Goods imports are projected to continue increasing steadily on account of strong domestic demand, while growth of imports of services is expected to slow down. As a result of these developments, the trade balance is set to progressively deteriorate, but remain positive.
In turn, the current account surplus would edge down to below 2% of GDP by 2020, also thanks to higher profits in the banking sector owing to the absence of temporary effects, such as the Agrokor-related provisioning of last year, the EC says.
The Commission expects employment to grow by 2.3% this year, and to grow moderately in the next two years. Wage growth is expected to peak this year on the back of higher wages in the public sector.
With unemployment falling rapidly and demand for labour intensifying in some sectors, wage pressures in the private sector are expected to grow stronger in 2019 and 2020.
As the labour market continues improving, migration outflows are expected to ease and the negative trend in participation rates is expected to turn positive, the EC says.
The inflation rate is projected to rise up to 1.6% in 2018 while in 2019 it is expected to be at 1.5%.
Downside risks to the forecast come from the external side. "A slowdown in some of Croatia's main EU trading partners could dampen goods exports, while tourism could suffer more severely than expected from intensified competition in the Mediterranean."
"Positive risks may come from investment, should there be a more substantial pick-up in the absorption of EU funding."
Government surplus declining as contingent liabilities materialise
After recording a first-ever surplus, of 0.9% of GDP in 2017, Croatia's public finances remain in good shape in 2018. "Revenues are growing strongly on the back of positive labour market developments and retail spending. Expenditure is pushed up by rising public sector wages, partly offset by declining debt servicing costs and lower-than-anticipated public investment."

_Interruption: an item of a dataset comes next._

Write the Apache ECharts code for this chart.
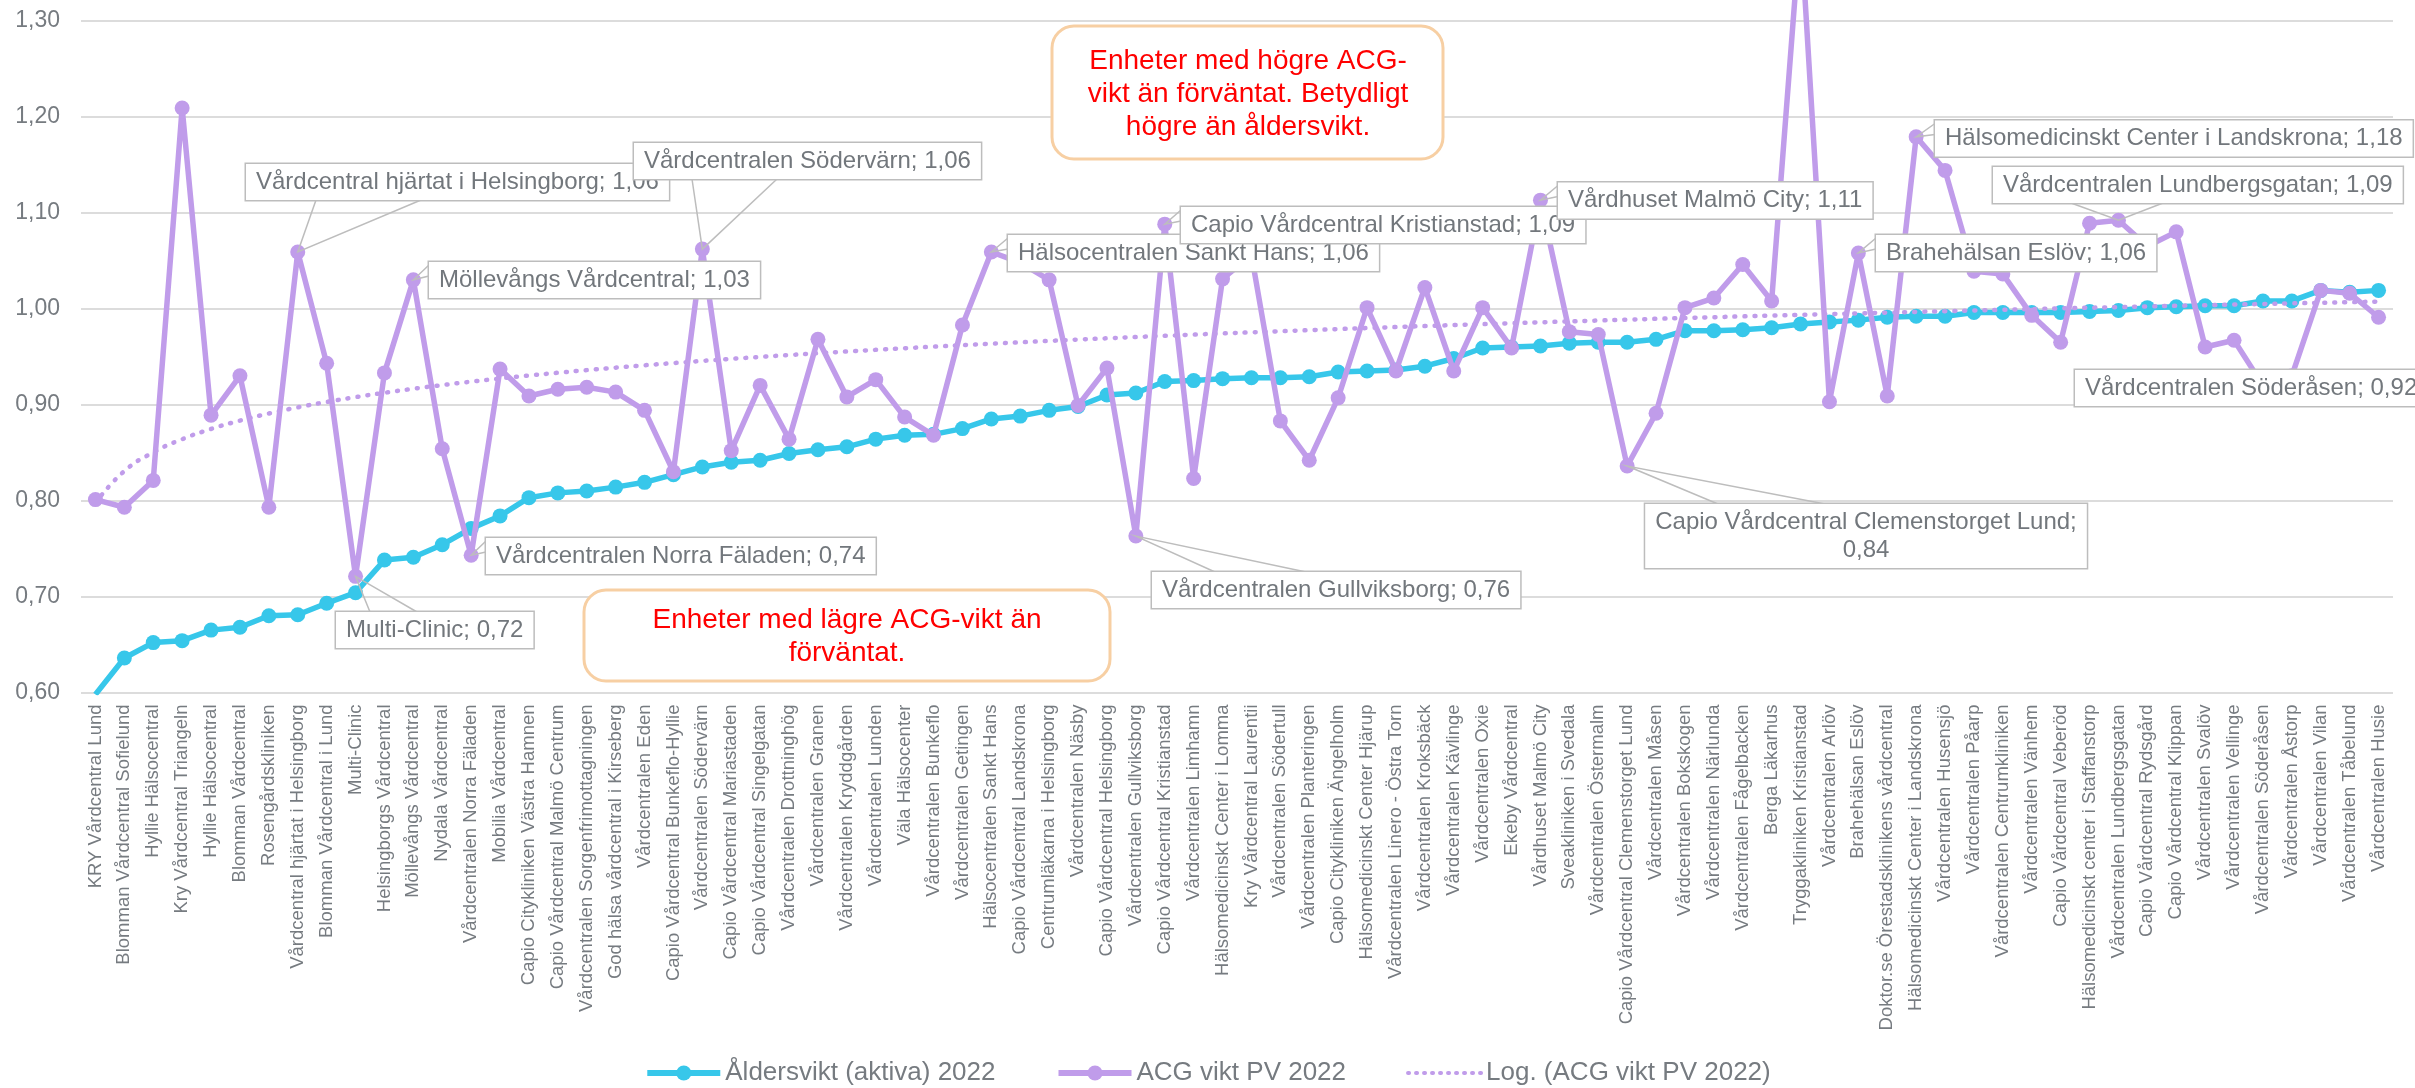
<!DOCTYPE html>
<html>
<head>
<meta charset="utf-8">
<script src="https://cdn.jsdelivr.net/npm/echarts@6/dist/echarts.min.js"></script>
<style>
  html, body { margin: 0; padding: 0; background: #ffffff; }
  #chart { width: 2415px; height: 1088px; }
</style>
</head>
<body>
<div id="chart"></div>
<script>
const categories = [
  "KRY Vårdcentral Lund", "Blomman Vårdcentral Sofielund", "Hyllie Hälsocentral", "Kry Vårdcentral Triangeln",
  "Hyllie Hälsocentral", "Blomman Vårdcentral", "Rosengårdskliniken", "Vårdcentral hjärtat i Helsingborg",
  "Blomman Vårdcentral i Lund", "Multi-Clinic", "Helsingborgs Vårdcentral", "Möllevångs Vårdcentral",
  "Nydala Vårdcentral", "Vårdcentralen Norra Fäladen", "Mobilia Vårdcentral", "Capio Citykliniken Västra Hamnen",
  "Capio Vårdcentral Malmö Centrum", "Vårdcentralen Sorgenfrimottagningen", "God hälsa vårdcentral i Kirseberg", "Vårdcentralen Eden",
  "Capio Vårdcentral Bunkeflo-Hyllie", "Vårdcentralen Södervärn", "Capio Vårdcentral Mariastaden", "Capio Vårdcentral Singelgatan",
  "Vårdcentralen Drottninghög", "Vårdcentralen Granen", "Vårdcentralen Kryddgården", "Vårdcentralen Lunden",
  "Väla Hälsocenter", "Vårdcentralen Bunkeflo", "Vårdcentralen Getingen", "Hälsocentralen Sankt Hans",
  "Capio Vårdcentral Landskrona", "Centrumläkarna i Helsingborg", "Vårdcentralen Näsby", "Capio Vårdcentral Helsingborg",
  "Vårdcentralen Gullviksborg", "Capio Vårdcentral Kristianstad", "Vårdcentralen Limhamn", "Hälsomedicinskt Center i Lomma",
  "Kry Vårdcentral Laurentii", "Vårdcentralen Södertull", "Vårdcentralen Planteringen", "Capio Citykliniken Ängelholm",
  "Hälsomedicinskt Center Hjärup", "Vårdcentralen Linero - Östra Torn", "Vårdcentralen Kroksbäck", "Vårdcentralen Kävlinge",
  "Vårdcentralen Oxie", "Ekeby Vårdcentral", "Vårdhuset Malmö City", "Sveakliniken i Svedala",
  "Vårdcentralen Östermalm", "Capio Vårdcentral Clemenstorget Lund", "Vårdcentralen Måsen", "Vårdcentralen Bokskogen",
  "Vårdcentralen Närlunda", "Vårdcentralen Fågelbacken", "Berga Läkarhus", "Tryggakliniken Kristianstad",
  "Vårdcentralen Arlöv", "Brahehälsan Eslöv", "Doktor.se Örestadsklinikens vårdcentral", "Hälsomedicinskt Center i Landskrona",
  "Vårdcentralen Husensjö", "Vårdcentralen Påarp", "Vårdcentralen Centrumkliniken", "Vårdcentralen Vänhem",
  "Capio Vårdcentral Veberöd", "Hälsomedicinskt center i Staffanstorp", "Vårdcentralen Lundbergsgatan", "Capio Vårdcentral Rydsgård",
  "Capio Vårdcentral Klippan", "Vårdcentralen Svalöv", "Vårdcentralen Vellinge", "Vårdcentralen Söderåsen",
  "Vårdcentralen Åstorp", "Vårdcentralen Vilan", "Vårdcentralen Tåbelund", "Vårdcentralen Husie"
];

const aldersvikt = [
  0.598, 0.636, 0.652, 0.654, 0.665, 0.668, 0.680, 0.681, 0.693, 0.704,
  0.738, 0.741, 0.754, 0.771, 0.784, 0.803, 0.808, 0.810, 0.814, 0.819,
  0.827, 0.835, 0.840, 0.842, 0.849, 0.853, 0.856, 0.864, 0.868, 0.869,
  0.875, 0.885, 0.888, 0.894, 0.898, 0.910, 0.912, 0.924, 0.925, 0.927,
  0.928, 0.928, 0.929, 0.934, 0.935, 0.936, 0.940, 0.948, 0.959, 0.960,
  0.961, 0.964, 0.965, 0.965, 0.968, 0.977, 0.977, 0.978, 0.980, 0.984,
  0.986, 0.988, 0.991, 0.992, 0.992, 0.996, 0.996, 0.996, 0.996, 0.997,
  0.998, 1.001, 1.002, 1.003, 1.003, 1.008, 1.008, 1.019, 1.017, 1.019
];

const acgVikt = [
  0.801, 0.793, 0.821, 1.209, 0.889, 0.930, 0.793, 1.059, 0.943, 0.721,
  0.933, 1.030, 0.854, 0.743, 0.937, 0.909, 0.916, 0.918, 0.913, 0.894,
  0.830, 1.062, 0.852, 0.920, 0.864, 0.968, 0.908, 0.926, 0.887, 0.868,
  0.983, 1.059, 1.048, 1.030, 0.899, 0.938, 0.763, 1.088, 0.823, 1.031,
  1.056, 0.883, 0.842, 0.907, 1.001, 0.935, 1.022, 0.935, 1.001, 0.959,
  1.113, 0.976, 0.973, 0.836, 0.891, 1.001, 1.011, 1.046, 1.008, 1.400,
  0.903, 1.058, 0.909, 1.179, 1.144, 1.039, 1.036, 0.993, 0.965, 1.089,
  1.092, 1.065, 1.080, 0.960, 0.967, 0.920, 0.930, 1.019, 1.016, 0.991
];

const seriesNames = ["Åldersvikt (aktiva) 2022", "ACG vikt PV 2022", "Log. (ACG vikt PV 2022)"];
const yMin = 0.6, yMax = 1.3, yStep = 0.1;

// labelled points (index into categories)
const labelledPoints = [7, 11, 9, 13, 21, 31, 36, 37, 50, 53, 61, 63, 70, 75];

// Logarithmic trendline (least squares of ACG on ln(x)), as Excel computes it
function logTrend(values) {
  const n = values.length;
  let sx = 0, sy = 0, sxx = 0, sxy = 0;
  values.forEach((v, i) => {
    const lx = Math.log(i + 1);
    sx += lx; sy += v; sxx += lx * lx; sxy += lx * v;
  });
  const a = (n * sxy - sx * sy) / (n * sxx - sx * sx);
  const b = (sy - a * sx) / n;
  return values.map((_, i) => a * Math.log(i + 1) + b);
}
const trend = logTrend(acgVikt);

const FONT = '"Liberation Sans", Arial, sans-serif';
const TXT = '#767b80';
const CYAN = '#37C7EA';
const PURPLE = '#C09CEA';
const fmt = v => v.toFixed(2).replace('.', ',');

const chart = echarts.init(document.getElementById('chart'), null, { renderer: 'canvas' });

chart.setOption({
  animation: false,
  backgroundColor: '#ffffff',
  textStyle: { fontFamily: FONT },
  grid: { left: 81, right: 22, top: 20.7, bottom: 395.5, containLabel: false },
  legend: {
    top: 1055,
    left: 'center',
    itemWidth: 73,
    itemHeight: 19,
    itemGap: 60,
    textStyle: { fontSize: 26, color: TXT, fontFamily: FONT },
    data: [
      { name: seriesNames[0], itemStyle: { color: CYAN }, lineStyle: { color: CYAN, width: 6 } },
      { name: seriesNames[1], itemStyle: { color: PURPLE }, lineStyle: { color: PURPLE, width: 6 } },
      { name: seriesNames[2], itemStyle: { opacity: 0 }, lineStyle: { color: PURPLE, width: 4, type: [1, 7], cap: 'round' } }
    ]
  },
  xAxis: {
    type: 'category',
    data: categories,
    boundaryGap: true,
    axisLine: { show: false },
    axisTick: { show: false },
    axisLabel: { rotate: 90, interval: 0, fontSize: 18.5, color: TXT, margin: 12, fontFamily: FONT }
  },
  yAxis: {
    type: 'value',
    min: yMin, max: yMax, interval: yStep,
    axisLine: { show: false },
    axisTick: { show: false },
    axisLabel: { formatter: v => fmt(v), fontSize: 23, color: TXT, margin: 21, fontFamily: FONT },
    splitLine: { lineStyle: { color: '#DCDCDC', width: 2 } }
  },
  series: [
    {
      name: seriesNames[0], type: 'line', data: aldersvikt,
      symbol: 'circle', symbolSize: 15,
      lineStyle: { color: CYAN, width: 5.5 },
      itemStyle: { color: CYAN },
      z: 2
    },
    {
      name: seriesNames[1], type: 'line', data: acgVikt,
      symbol: 'circle', symbolSize: 15, clip: false,
      lineStyle: { color: PURPLE, width: 5.5 },
      itemStyle: { color: PURPLE },
      z: 3
    },
    {
      name: seriesNames[2], type: 'line', data: trend,
      symbol: 'none', showSymbol: false, smooth: true,
      lineStyle: { color: PURPLE, width: 4.5, type: [1, 9], cap: 'round' },
      itemStyle: { color: PURPLE },
      z: 4
    }
  ]
});

// Callout label layout (box top-left in px, wedge side and base offsets)
const labelLayout = {
  7:  { x: 246,  y: 164,   side: 'bottom', b: [70, 175] },
  9:  { x: 336,  y: 612,   side: 'top',    b: [34, 81] },
  11: { x: 429,  y: 262,   side: 'left',   b: [3, 14] },
  13: { x: 486,  y: 538,   side: 'left',   b: [3, 14] },
  21: { x: 634,  y: 143,   side: 'bottom', b: [58, 143] },
  31: { x: 1008, y: 235,   side: 'left',   b: [3, 14] },
  36: { x: 1152, y: 572,   side: 'top',    b: [63, 154] },
  37: { x: 1181, y: 207,   side: 'left',   b: [3, 14] },
  50: { x: 1558, y: 182.5, side: 'left',   b: [3, 14] },
  53: { x: 1645, y: 504,   side: 'top',    b: [73, 180], cx: 1866, twoLine: true },
  61: { x: 1876, y: 235,   side: 'left',   b: [3, 14] },
  63: { x: 1935, y: 120.5, side: 'left',   b: [3, 14] },
  70: { x: 1993, y: 167,   side: 'bottom', b: [78, 170] },
  75: { x: 2075, y: 370,   side: 'none' }
};

function buildGraphics() {
  const els = [];
  // annotation boxes
  els.push({ type: 'rect', z: 50, shape: { x: 1052, y: 26, width: 391, height: 133, r: 22 },
    style: { fill: '#ffffff', stroke: '#F7CFA3', lineWidth: 3 } });
  els.push({ type: 'text', z: 51, x: 1248, y: 94,
    style: { text: 'Enheter med högre ACG-\nvikt än förväntat. Betydligt\nhögre än åldersvikt.',
      font: '28px ' + FONT, fill: '#FF0000', align: 'center', verticalAlign: 'middle',
      textAlign: 'center', textVerticalAlign: 'middle', lineHeight: 33 } });
  els.push({ type: 'rect', z: 50, shape: { x: 584, y: 590, width: 526, height: 91, r: 22 },
    style: { fill: '#ffffff', stroke: '#F7CFA3', lineWidth: 3 } });
  els.push({ type: 'text', z: 51, x: 847, y: 637,
    style: { text: 'Enheter med lägre ACG-vikt än\nförväntat.',
      font: '28px ' + FONT, fill: '#FF0000', align: 'center', verticalAlign: 'middle',
      textAlign: 'center', textVerticalAlign: 'middle', lineHeight: 33 } });

  labelledPoints.slice().sort((a, b) => a - b).forEach((idx, k) => {
    const L = labelLayout[idx];
    const p = chart.convertToPixel({ gridIndex: 0 }, [idx, acgVikt[idx]]);
    const h = L.twoLine ? 64 : 36;
    let pts = null;
    if (L.side === 'bottom') pts = [[L.x + L.b[0], L.y + h], p, [L.x + L.b[1], L.y + h]];
    else if (L.side === 'top') pts = [[L.x + L.b[0], L.y], p, [L.x + L.b[1], L.y]];
    else if (L.side === 'left') pts = [[L.x, L.y + L.b[0]], p, [L.x, L.y + L.b[1]]];
    if (pts) {
      els.push({ type: 'polyline', z: 60 + k * 2, shape: { points: pts },
        style: { stroke: '#BDBDBD', lineWidth: 1.5, fill: null } });
    }
    const txt = L.twoLine
      ? categories[idx] + ';\n' + fmt(acgVikt[idx])
      : categories[idx] + '; ' + fmt(acgVikt[idx]);
    els.push({ type: 'text', z: 61 + k * 2,
      x: L.twoLine ? L.cx : L.x, y: L.y,
      style: { text: txt, font: '24px ' + FONT, fill: '#72777c',
        align: L.twoLine ? 'center' : 'left', verticalAlign: 'top',
        textAlign: L.twoLine ? 'center' : 'left', textVerticalAlign: 'top',
        lineHeight: 28, backgroundColor: '#ffffff', borderColor: '#BDBDBD', borderWidth: 1.5,
        padding: [4, 10, 4, 10] } });
  });
  return els;
}

chart.setOption({ graphic: buildGraphics() });
</script>
</body>
</html>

"The materialisation of contingent liabilities (government guarantees to the shipyard industry) in excess of 1% of GDP is expected in 2018-2019. Largely due to this, the surplus is set to drop to 0.2% of GDP in 2018. In 2019, revenue is expected to grow slower than nominal GDP due to the effects of the forthcoming tax reform, which will cut VAT, personal income taxes and social contributions," the report says.
"Expenditure growth should remain contained, largely due to the strong base effect of the rising wage bill and capital transfers in 2018. The surplus is thus expected to increase to 0.4% of GDP in 2019 and fall again to just above balance in 2020, largely on account of public investment growth. In structural terms, the general government balance is projected to fall into negative territory this year and deteriorate thereafter," it adds.
Driven by surpluses and GDP growth, the debt ratio is set to continue declining strongly - to 73.5% of GDP in 2018, 70.1% in 2019 and 68.2% in 2020. Risks to this forecast include the possibility of greater-than-expected capital transfers to distressed companies, the Commission said.
EC projections similar to those of other analysts
Most domestic and foreign analysts expect a slight slowing of growth this year from last year's 2.9%.
The Croatian National Bank has recently revised down its growth forecast for this year to 2.7% from 2.8%, while the European Bank for Reconstruction and Development expects the Croatian economy to grow at a rate of 2.7%.
The most optimistic are analysts at Addiko Bank and the Zagreb Institute of Economics, who expect growth of 3%, while Erste Bank has forecast the growth rate at 2.8%. Raiffeisenbank Austria has revised up its growth projections from 2.3% to 2.6%.
The government drew up the budget for this year on a growth projection of 2.9%.
The Croatian GDP rose by 2.5% in the first quarter of 2018 compared with the same period of 2017, while in the second quarter it grew by 2.9%.